The time is now for Jets GM Darren Mougey, coach...

The time is now for Jets GM Darren Mougey, coach Aaron Glenn, Giants GM Joe Schoen and coach Brian Daboll. Credit: Corey Sipkin; Brad Penner

Conventional wisdom in the NFL says it takes three years to truly and accurately judge a draft class. That’s long enough for players to enter the league, establish themselves, and give the world a pretty good idea on what kind of ceiling (or floor) they might have. Calling anyone a star or a bust before then is premature.

By that standard, we’ll know what to make of the kids selected over the next few days by the Giants and Jets — and the 30 other teams — at some point in 2028.

Too bad the sport doesn’t tick to the same tock.

In reality, football has become much more urgent. The need to make big and fast hits on picks has never been more immediate. Three years to evaluate whether a selection is successful? General managers and coaches may not stick around long enough to even see what they got right.
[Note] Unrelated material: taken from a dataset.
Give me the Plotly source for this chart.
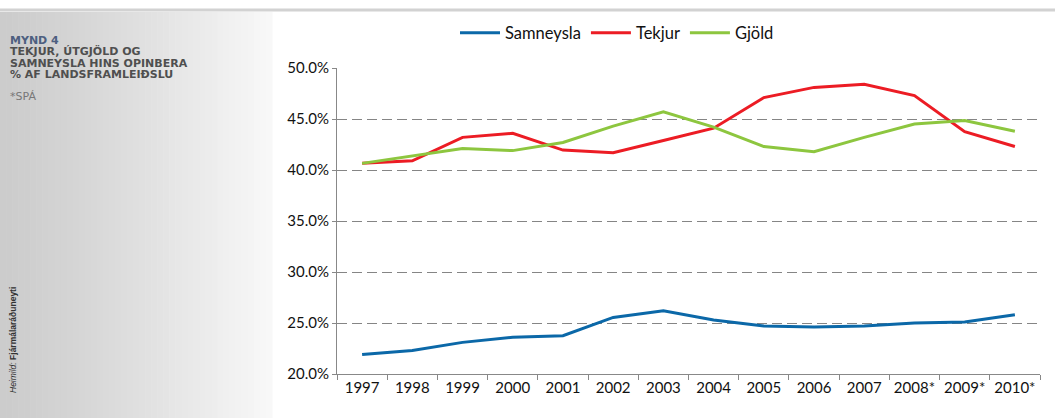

That’s certainly the case for the Giants where Joe Schoen and Brian Daboll are picking for their jobs. They barely held onto them after last season’s miserable showing and ownership’s patience is quickly dwindling. If they can’t find players who can step in and help the team win in 2025, neither of them will be here to see 2028.

Over at the Jets, Darren Mougey and Aaron Glenn are on a slightly different timeline with this being their first draft together, but they need to make picks who can pay immediate dividends too. The Jets’ playoff drought has become an embarrassment for the franchise and the sooner it ends the better off everyone will be.

Plenty of other teams have used one or two picks — usually at quarterback, but not always — to steer themselves toward success. There are too many examples in recent years of organizations morphing over the course of a single offseason, of a single draft, for the two local squads who have been mired in more than a decade of simultaneous subpar play to remain there.

Which is why Thursday night’s first round, and to some extent Friday’s second and third rounds, need to be better than good for these teams. They need to be transformative. They need to alter the landscapes, the attitudes, the preconceptions and the trajectories.

They need to be game-changers . . . or those in charge will be the ones changed.

It’s happened before around here. Maybe not recently, but Lawrence Taylor is the best example of a non-quarterback whose selection became a pivot point for an organization. Go back a bit further and Joe Namath brought the same kind of freshness and swagger to the Jets.

Are there even such players available in this draft class? Measurable against Hall of Famers?

There can be. The Giants and Jets have to find them. Must find them.

The tops of Schoen’s drafts so far with the Giants have not been great. He came out of the gate with two first-rounders and took Kayvon Thibodeaux and Evan Neal. They looked like no-brainer winners at the time but Neal quickly petered into a disappointment and Thibodeaux has been OK even if he hasn’t produced at the level a fifth overall selection should be by now. The following year brought Deonte Banks, John Michael Schmitz and Jalin Hyatt as the top three picks. None of them have secured places on the team and all of them are in positions where the Giants can stand to use an upgrade.

Last year’s first-rounder, Malik Nabers, appears to be a budding star. Unless the Giants can find someone to throw the ball to him with accuracy and regularity, though, his selection will always be remembered as the one the Giants made while passing on quarterbacks who have so far found success elsewhere.

As for the Jets, they had a tremendous draft in 2022 when they added Sauce Gardner, Garrett Wilson, Jermaine Johnson and Breece Hall. Even with that haul, though, the winning never came. Joe Douglas, who made those picks, didn’t last long enough to even exercise the fifth-year options on those players this spring. Mougey did that. Of course, Douglas also had Mekhi Becton and Zach Wilson on his resume.

In 2028 we’ll look back on this draft class and have a much better idea of what Schoen and Mougey have given us. Whether those two are even around to join us for that evaluation will more likely be decided by how their picks flourish three months from now, not three years.